Jarrod’s intonations are sterling and Farnell’s additions at the end of each stanza are stunning. This is the song that makes the listener hit the replay button over and over. Farnell is at his best here.
“Recess” features Greg Goebel on piano, Chris Brown on drums and Eric Gruber on bass and they all light it up. Greg Goebel sounds like Brubeck’s best work and Chris and Eric are the perfect rhythm section for him. Like any child will tell, “Recess” is just too short.
Those three stay on for the next two tracks beginning with “A Child Not Yet Born.” It is a Farnell composition and its beauty and elegance are captivating. The performances by all the musicians are flawless. This sounds like a piece that could have been composed by Miles himself.
This is proven again on “Groove Easy” composed by Wendell Logan. Goebel, Brown and Gruber are with Farnell again and they do, in fact, groove easy.

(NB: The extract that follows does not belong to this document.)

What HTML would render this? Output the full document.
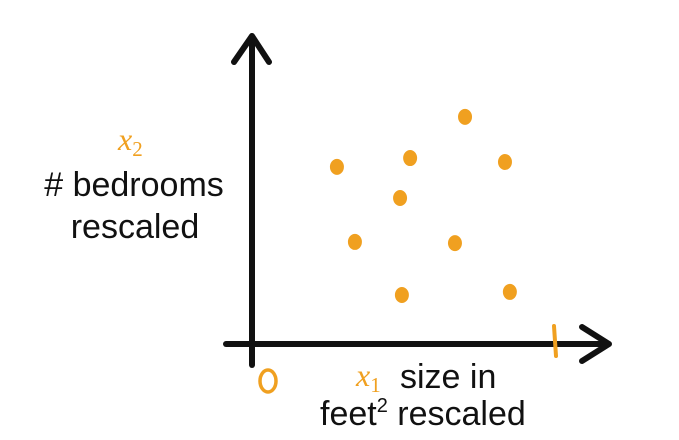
<!DOCTYPE html>
<html><head><meta charset="utf-8"><style>
body{margin:0;background:#fff;}
svg{display:block;}
.t{font-family:"Liberation Sans",sans-serif;font-size:34px;fill:#111;}
.o{font-family:"Liberation Serif",serif;font-style:italic;font-size:32px;fill:#f0a020;}
</style></head><body>
<svg width="679" height="440" viewBox="0 0 679 440">
<g id="axes">
<line x1="252" y1="365" x2="252" y2="42" stroke="#111" stroke-width="6" stroke-linecap="round"/>
<polyline points="234,62 252,36 269,62" fill="none" stroke="#111" stroke-width="6" stroke-linecap="round" stroke-linejoin="round"/>
<line x1="226" y1="344" x2="605" y2="344" stroke="#111" stroke-width="6" stroke-linecap="round"/>
<polyline points="582,327 609,344 582,361" fill="none" stroke="#111" stroke-width="6" stroke-linecap="round" stroke-linejoin="round"/>
<line x1="554" y1="326" x2="556" y2="356" stroke="#f0a020" stroke-width="4" stroke-linecap="round"/>
<ellipse cx="268" cy="381" rx="8" ry="11" fill="none" stroke="#f0a020" stroke-width="3.5"/>
</g>
<text class="o" x="118" y="150">x<tspan font-size="21" dy="6" font-style="normal">2</tspan></text>
<text class="t" x="134" y="196" text-anchor="middle"># bedrooms</text>
<text class="t" x="135" y="238" text-anchor="middle">rescaled</text>
<text class="o" x="356" y="386">x<tspan font-size="21" dy="6" font-style="normal">1</tspan></text>
<text class="t" x="400" y="388">size in</text>
<text class="t" x="320" y="425">feet<tspan font-size="20" dy="-13">2</tspan><tspan dy="13"> rescaled</tspan></text>
<g id="pts"></g>
</svg>
<script>
const xValues=[0.705,0.285,0.525,0.836,0.492,0.344,0.672,0.498,0.852];
const yValues=[0.748,0.584,0.613,0.600,0.482,0.338,0.334,0.164,0.174];
function sx(v){return 250+v*305;}
function sy(v){return 345-v*305;}
const g=document.getElementById('pts');
for(let i=0;i<xValues.length;i++){
  const e=document.createElementNS('http://www.w3.org/2000/svg','ellipse');
  e.setAttribute('cx',sx(xValues[i]));
  e.setAttribute('cy',sy(yValues[i]));
  e.setAttribute('rx',7);
  e.setAttribute('ry',8);
  e.setAttribute('fill','#f0a020');
  
  
  g.appendChild(e);
}
</script>
</body></html>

Chris Brown, of course, is the son of legendary jazz and R and B drummer Mel Brown but Chris has earned the right to stand on his own legend and merit.
Greg Goebel is one of the young Portland stars recruited by Gino Vanelli for touring and recording. His straight up jazz work is impressive.
Eric Gruber is another one of Portland’s great jazz players. He has been performing with George Colligan’s Quartet and he never fails to impress.
“Love Games” features the Soul vocals of Michael Whitmore. Farnell’s muted trumpet is again a delight to hear fronting the handclap and tap-pad rhythm.
Alex Milsted on alto sax squares off with Farnell on “Funky Horns.” The trades and the unison playing are a fun ride. One almost catches a feel of Average White Band at work here. There is a hard snare groove anchoring the piece as the horns explore the terrain. This was the second piece deserving of repeated replays.
“Baby Names” features Toni Hill on vocals and she is, once again, the perfect voice for the song. She sings through a litany of “baby names” and she is convincing. A funky guitar and organ interlude and backdrop are cool for Farnell’s fronting trumpet.
The album closes down with “The Bluest Eyes Revisited.” “The Bluest Eyes” was a great track from Farnell’s previous release entitled “Sense of Direction” and I loved it. The songs starts off like it is truly a reprise of the original track but at the 0:35 mark, there is the sound of a tone arm being dragged across a vinyl record and the song begins anew. The difference is like listening to Miles Davis’ 1953 “Miles Ahead” then being immediately jolted by Miles’ 1989 “Amandla.” The contrast is that sharp but no less satisfying.
The whole album is just that satisfying. I have not heard Farnell on a recording or in a live performance when he did not give it everything. His dedication to the music and the audience is incredible.
“Class is Now in Session” is indeed an education in performance at the highest levels with musicians who can only add and never subtract.